For our purposes, the behavior of a conditional expression is to select between one of two expressions, as shown by the following pseudocode:
if true
<expression>
else
<expression>
end
Hmm... selecting between two expressions... we just went over that!
make_pair
gave us a pair of expressions to choose between using
either select_first
or select_second
.
Because these functions result in the exact same behavior as if/else, let's gon ahead repurpose these:
;; This is identical to make_pair
def cond = λe1.λe2.λc((c e1) e2)
def true = select_first
def false = select_second
;; Apply a conditional expression to true, aka select_first
(((cond <e1>) <e2>) true) =>
<e1>
;; Apply a conditional expression to false aka select_second
(((cond <e1>) <e2>) false) =>
<e2>
You're probably not used to thinking of a conditional expression as a function which you apply to either true or false, but it works!
NOT, AND, OR
NOT can be seen as
if x
false
else
true
end
So, if x
is true
then false
is selected, and if x
is false
then true
is selected. Let's look at this using the cond
expressions above:
;; In general
(((cond <e1>) <e2>) true) =>
<e1>
(((cond <e1>) <e2>) false) =>
<e2>
;; For NOT
(((cond false) true) true) =>
false
(((cond false) true) false) =>
true
;; So in general, we can say:
def not = λbool.(((cond false) true) bool)
;; We can simplify this, though I'm lazy and won't show how:
def not = λbool.((bool false) true)
AND can be seen as
if x
y
else
false
end
In other words, if x
is true then the value of the expression is the
value of y
, otherwise it's false.
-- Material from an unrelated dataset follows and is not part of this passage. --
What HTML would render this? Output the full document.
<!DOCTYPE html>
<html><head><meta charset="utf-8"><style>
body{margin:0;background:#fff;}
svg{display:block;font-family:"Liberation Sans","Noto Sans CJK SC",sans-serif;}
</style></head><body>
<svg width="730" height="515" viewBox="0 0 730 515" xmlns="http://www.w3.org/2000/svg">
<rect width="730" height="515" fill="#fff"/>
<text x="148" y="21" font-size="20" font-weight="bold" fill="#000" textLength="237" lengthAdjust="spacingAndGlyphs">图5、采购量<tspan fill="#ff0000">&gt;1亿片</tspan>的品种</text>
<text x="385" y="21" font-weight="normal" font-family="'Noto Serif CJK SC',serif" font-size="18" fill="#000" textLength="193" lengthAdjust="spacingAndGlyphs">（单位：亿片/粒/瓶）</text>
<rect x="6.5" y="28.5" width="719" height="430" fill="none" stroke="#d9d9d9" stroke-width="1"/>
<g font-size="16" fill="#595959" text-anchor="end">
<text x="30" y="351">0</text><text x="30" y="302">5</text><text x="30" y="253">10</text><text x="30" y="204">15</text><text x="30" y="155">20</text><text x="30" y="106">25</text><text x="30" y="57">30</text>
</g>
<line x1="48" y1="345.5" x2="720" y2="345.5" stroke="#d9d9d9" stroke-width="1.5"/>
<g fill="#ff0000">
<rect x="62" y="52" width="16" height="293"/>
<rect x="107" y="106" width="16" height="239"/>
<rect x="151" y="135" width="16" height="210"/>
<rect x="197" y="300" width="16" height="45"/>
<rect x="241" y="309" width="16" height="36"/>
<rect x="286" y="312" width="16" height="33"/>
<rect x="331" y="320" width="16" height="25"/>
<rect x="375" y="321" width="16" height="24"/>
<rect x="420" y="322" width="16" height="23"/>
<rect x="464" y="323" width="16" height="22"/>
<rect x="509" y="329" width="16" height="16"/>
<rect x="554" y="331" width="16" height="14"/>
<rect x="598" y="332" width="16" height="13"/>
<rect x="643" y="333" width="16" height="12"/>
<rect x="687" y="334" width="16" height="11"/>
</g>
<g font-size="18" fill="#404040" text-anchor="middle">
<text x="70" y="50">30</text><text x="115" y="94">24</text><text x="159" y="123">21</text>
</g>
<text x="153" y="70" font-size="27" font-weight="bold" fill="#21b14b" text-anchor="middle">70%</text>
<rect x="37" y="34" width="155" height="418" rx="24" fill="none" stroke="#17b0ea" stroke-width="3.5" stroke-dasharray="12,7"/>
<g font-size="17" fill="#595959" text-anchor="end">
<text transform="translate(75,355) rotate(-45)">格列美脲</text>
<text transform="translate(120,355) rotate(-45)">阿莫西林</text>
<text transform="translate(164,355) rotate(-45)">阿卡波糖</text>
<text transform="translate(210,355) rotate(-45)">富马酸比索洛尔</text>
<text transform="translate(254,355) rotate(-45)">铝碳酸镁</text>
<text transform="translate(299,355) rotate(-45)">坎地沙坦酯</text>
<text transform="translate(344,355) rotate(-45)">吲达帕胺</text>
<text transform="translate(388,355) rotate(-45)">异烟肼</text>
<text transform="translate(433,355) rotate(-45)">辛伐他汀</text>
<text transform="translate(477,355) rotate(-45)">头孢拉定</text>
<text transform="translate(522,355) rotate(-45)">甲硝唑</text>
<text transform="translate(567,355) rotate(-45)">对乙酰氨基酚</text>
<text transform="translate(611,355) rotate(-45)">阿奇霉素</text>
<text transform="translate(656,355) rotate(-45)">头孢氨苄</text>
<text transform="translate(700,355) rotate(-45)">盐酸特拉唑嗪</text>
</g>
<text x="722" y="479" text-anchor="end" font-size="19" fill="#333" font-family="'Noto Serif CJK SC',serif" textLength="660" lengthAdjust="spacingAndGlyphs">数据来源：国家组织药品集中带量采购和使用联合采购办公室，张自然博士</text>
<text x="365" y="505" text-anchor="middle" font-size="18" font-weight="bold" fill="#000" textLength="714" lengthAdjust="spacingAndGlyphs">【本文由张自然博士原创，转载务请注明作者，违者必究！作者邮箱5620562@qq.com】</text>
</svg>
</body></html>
Here's how we can represent that:
def and = λx.λy.((x y) false)
Keep in mind that true
is select_first
and false
is
select_second
:
;; select_first is true
;; when x is true, the value of the entire expression is the value of y
(λx.λy.((x y) false) select_first) =>
λy.((select_first y) false)
;; select_second is false
;; when x is false, the second argument, false, is selected
(λx.λy.((x y) false) select_second) =>
λy.((select_second y) false)
We can treat OR similarly:
if x
true
else
y
end
We can capture this with
def or = λx.λy.((x true) y)
I won't work this one out - I'll leave it "as an exercise for the reader." :)
The End
I hope you've enjoyed this brief taste of the λ calculus! We've only scratched the surface of the kinds of neat things it's capable of. If you thought this article was fun, then I definitely recommend An Introduction to Functional Programming Through Lambda Calculus. This fun tome provided most or all of the examples I've used, though I've tried to present them in a way that's easier to understand. I also recommend The Art of Lisp & Writing, which conveys the beauty and joy of coding in Lisp.